_Stated problem_
Your task is to repeat the lines below exactly, excluding any pictures they contain.

•••

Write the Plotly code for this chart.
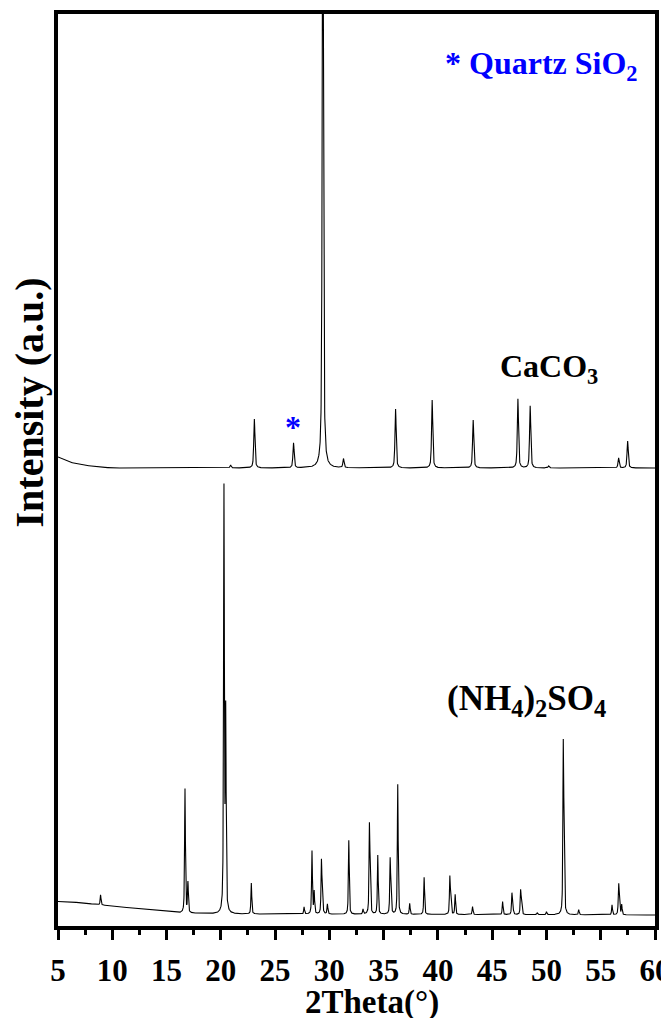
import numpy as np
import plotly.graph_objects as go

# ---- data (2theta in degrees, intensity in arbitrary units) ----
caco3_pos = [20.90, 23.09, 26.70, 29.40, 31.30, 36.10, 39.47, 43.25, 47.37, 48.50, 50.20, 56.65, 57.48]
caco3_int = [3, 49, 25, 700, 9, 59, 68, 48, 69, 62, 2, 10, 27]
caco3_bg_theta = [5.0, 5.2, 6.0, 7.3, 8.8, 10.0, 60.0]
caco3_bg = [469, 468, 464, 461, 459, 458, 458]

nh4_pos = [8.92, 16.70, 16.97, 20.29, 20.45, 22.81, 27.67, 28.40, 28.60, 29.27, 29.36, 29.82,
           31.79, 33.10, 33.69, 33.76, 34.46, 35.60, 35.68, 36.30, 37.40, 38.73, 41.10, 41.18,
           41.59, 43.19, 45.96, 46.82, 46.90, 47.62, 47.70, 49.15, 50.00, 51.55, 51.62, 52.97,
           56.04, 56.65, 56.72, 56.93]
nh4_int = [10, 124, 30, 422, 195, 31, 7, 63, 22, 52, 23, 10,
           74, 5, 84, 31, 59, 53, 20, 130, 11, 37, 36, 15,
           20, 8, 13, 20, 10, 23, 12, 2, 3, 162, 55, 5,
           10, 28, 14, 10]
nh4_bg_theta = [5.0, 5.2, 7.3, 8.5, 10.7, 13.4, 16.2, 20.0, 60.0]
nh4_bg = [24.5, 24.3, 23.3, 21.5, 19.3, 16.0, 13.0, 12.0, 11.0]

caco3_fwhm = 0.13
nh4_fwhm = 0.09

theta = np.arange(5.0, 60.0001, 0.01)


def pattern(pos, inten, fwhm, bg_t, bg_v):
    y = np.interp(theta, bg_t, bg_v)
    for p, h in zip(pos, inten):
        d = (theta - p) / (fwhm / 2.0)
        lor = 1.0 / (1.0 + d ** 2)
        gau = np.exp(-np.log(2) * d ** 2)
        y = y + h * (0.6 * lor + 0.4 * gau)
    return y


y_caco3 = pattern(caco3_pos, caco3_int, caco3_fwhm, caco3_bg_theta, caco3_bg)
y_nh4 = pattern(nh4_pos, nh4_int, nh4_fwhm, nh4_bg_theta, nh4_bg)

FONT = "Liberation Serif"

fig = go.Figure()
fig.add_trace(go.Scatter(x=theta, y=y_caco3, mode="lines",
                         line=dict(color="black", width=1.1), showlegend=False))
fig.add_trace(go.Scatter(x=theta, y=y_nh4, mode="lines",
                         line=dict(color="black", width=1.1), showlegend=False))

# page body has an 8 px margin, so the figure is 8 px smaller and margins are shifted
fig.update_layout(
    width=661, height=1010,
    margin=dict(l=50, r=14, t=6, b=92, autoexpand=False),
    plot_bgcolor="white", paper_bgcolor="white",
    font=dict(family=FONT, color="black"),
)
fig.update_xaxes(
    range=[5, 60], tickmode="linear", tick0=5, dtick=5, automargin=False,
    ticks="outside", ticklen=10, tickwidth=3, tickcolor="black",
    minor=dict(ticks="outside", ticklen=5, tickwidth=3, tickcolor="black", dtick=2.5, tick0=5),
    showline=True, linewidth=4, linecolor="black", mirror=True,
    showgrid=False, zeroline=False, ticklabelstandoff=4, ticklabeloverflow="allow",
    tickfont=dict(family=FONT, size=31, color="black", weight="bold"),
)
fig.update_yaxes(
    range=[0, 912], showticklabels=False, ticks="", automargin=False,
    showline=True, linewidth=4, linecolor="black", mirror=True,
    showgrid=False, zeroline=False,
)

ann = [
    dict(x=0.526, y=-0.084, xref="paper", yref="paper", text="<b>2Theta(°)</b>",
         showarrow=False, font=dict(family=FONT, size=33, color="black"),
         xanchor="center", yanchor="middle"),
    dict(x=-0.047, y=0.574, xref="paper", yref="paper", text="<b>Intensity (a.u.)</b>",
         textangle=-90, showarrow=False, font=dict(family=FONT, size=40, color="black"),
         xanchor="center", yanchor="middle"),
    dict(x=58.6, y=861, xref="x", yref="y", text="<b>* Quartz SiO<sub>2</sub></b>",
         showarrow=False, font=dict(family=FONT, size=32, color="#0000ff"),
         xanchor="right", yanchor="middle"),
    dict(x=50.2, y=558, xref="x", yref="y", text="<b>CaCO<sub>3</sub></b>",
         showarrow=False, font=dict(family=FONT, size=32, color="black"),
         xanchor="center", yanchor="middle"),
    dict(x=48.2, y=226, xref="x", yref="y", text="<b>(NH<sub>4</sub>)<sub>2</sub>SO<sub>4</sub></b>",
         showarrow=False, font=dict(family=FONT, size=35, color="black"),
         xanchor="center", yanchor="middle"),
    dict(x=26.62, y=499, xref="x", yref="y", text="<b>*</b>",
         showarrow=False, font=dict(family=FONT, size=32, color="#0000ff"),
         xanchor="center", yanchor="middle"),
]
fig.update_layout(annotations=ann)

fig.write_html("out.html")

•••

_Full output_
Write the Plotly code for this chart.
import numpy as np
import plotly.graph_objects as go

# ---- data (2theta in degrees, intensity in arbitrary units) ----
caco3_pos = [20.90, 23.09, 26.70, 29.40, 31.30, 36.10, 39.47, 43.25, 47.37, 48.50, 50.20, 56.65, 57.48]
caco3_int = [3, 49, 25, 700, 9, 59, 68, 48, 69, 62, 2, 10, 27]
caco3_bg_theta = [5.0, 5.2, 6.0, 7.3, 8.8, 10.0, 60.0]
caco3_bg = [469, 468, 464, 461, 459, 458, 458]

nh4_pos = [8.92, 16.70, 16.97, 20.29, 20.45, 22.81, 27.67, 28.40, 28.60, 29.27, 29.36, 29.82,
           31.79, 33.10, 33.69, 33.76, 34.46, 35.60, 35.68, 36.30, 37.40, 38.73, 41.10, 41.18,
           41.59, 43.19, 45.96, 46.82, 46.90, 47.62, 47.70, 49.15, 50.00, 51.55, 51.62, 52.97,
           56.04, 56.65, 56.72, 56.93]
nh4_int = [10, 124, 30, 422, 195, 31, 7, 63, 22, 52, 23, 10,
           74, 5, 84, 31, 59, 53, 20, 130, 11, 37, 36, 15,
           20, 8, 13, 20, 10, 23, 12, 2, 3, 162, 55, 5,
           10, 28, 14, 10]
nh4_bg_theta = [5.0, 5.2, 7.3, 8.5, 10.7, 13.4, 16.2, 20.0, 60.0]
nh4_bg = [24.5, 24.3, 23.3, 21.5, 19.3, 16.0, 13.0, 12.0, 11.0]

caco3_fwhm = 0.13
nh4_fwhm = 0.09

theta = np.arange(5.0, 60.0001, 0.01)


def pattern(pos, inten, fwhm, bg_t, bg_v):
    y = np.interp(theta, bg_t, bg_v)
    for p, h in zip(pos, inten):
        d = (theta - p) / (fwhm / 2.0)
        lor = 1.0 / (1.0 + d ** 2)
        gau = np.exp(-np.log(2) * d ** 2)
        y = y + h * (0.6 * lor + 0.4 * gau)
    return y


y_caco3 = pattern(caco3_pos, caco3_int, caco3_fwhm, caco3_bg_theta, caco3_bg)
y_nh4 = pattern(nh4_pos, nh4_int, nh4_fwhm, nh4_bg_theta, nh4_bg)

FONT = "Liberation Serif"

fig = go.Figure()
fig.add_trace(go.Scatter(x=theta, y=y_caco3, mode="lines",
                         line=dict(color="black", width=1.1), showlegend=False))
fig.add_trace(go.Scatter(x=theta, y=y_nh4, mode="lines",
                         line=dict(color="black", width=1.1), showlegend=False))

# page body has an 8 px margin, so the figure is 8 px smaller and margins are shifted
fig.update_layout(
    width=661, height=1010,
    margin=dict(l=50, r=14, t=6, b=92, autoexpand=False),
    plot_bgcolor="white", paper_bgcolor="white",
    font=dict(family=FONT, color="black"),
)
fig.update_xaxes(
    range=[5, 60], tickmode="linear", tick0=5, dtick=5, automargin=False,
    ticks="outside", ticklen=10, tickwidth=3, tickcolor="black",
    minor=dict(ticks="outside", ticklen=5, tickwidth=3, tickcolor="black", dtick=2.5, tick0=5),
    showline=True, linewidth=4, linecolor="black", mirror=True,
    showgrid=False, zeroline=False, ticklabelstandoff=4, ticklabeloverflow="allow",
    tickfont=dict(family=FONT, size=31, color="black", weight="bold"),
)
fig.update_yaxes(
    range=[0, 912], showticklabels=False, ticks="", automargin=False,
    showline=True, linewidth=4, linecolor="black", mirror=True,
    showgrid=False, zeroline=False,
)

ann = [
    dict(x=0.526, y=-0.084, xref="paper", yref="paper", text="<b>2Theta(°)</b>",
         showarrow=False, font=dict(family=FONT, size=33, color="black"),
         xanchor="center", yanchor="middle"),
    dict(x=-0.047, y=0.574, xref="paper", yref="paper", text="<b>Intensity (a.u.)</b>",
         textangle=-90, showarrow=False, font=dict(family=FONT, size=40, color="black"),
         xanchor="center", yanchor="middle"),
    dict(x=58.6, y=861, xref="x", yref="y", text="<b>* Quartz SiO<sub>2</sub></b>",
         showarrow=False, font=dict(family=FONT, size=32, color="#0000ff"),
         xanchor="right", yanchor="middle"),
    dict(x=50.2, y=558, xref="x", yref="y", text="<b>CaCO<sub>3</sub></b>",
         showarrow=False, font=dict(family=FONT, size=32, color="black"),
         xanchor="center", yanchor="middle"),
    dict(x=48.2, y=226, xref="x", yref="y", text="<b>(NH<sub>4</sub>)<sub>2</sub>SO<sub>4</sub></b>",
         showarrow=False, font=dict(family=FONT, size=35, color="black"),
         xanchor="center", yanchor="middle"),
    dict(x=26.62, y=499, xref="x", yref="y", text="<b>*</b>",
         showarrow=False, font=dict(family=FONT, size=32, color="#0000ff"),
         xanchor="center", yanchor="middle"),
]
fig.update_layout(annotations=ann)

fig.write_html("out.html")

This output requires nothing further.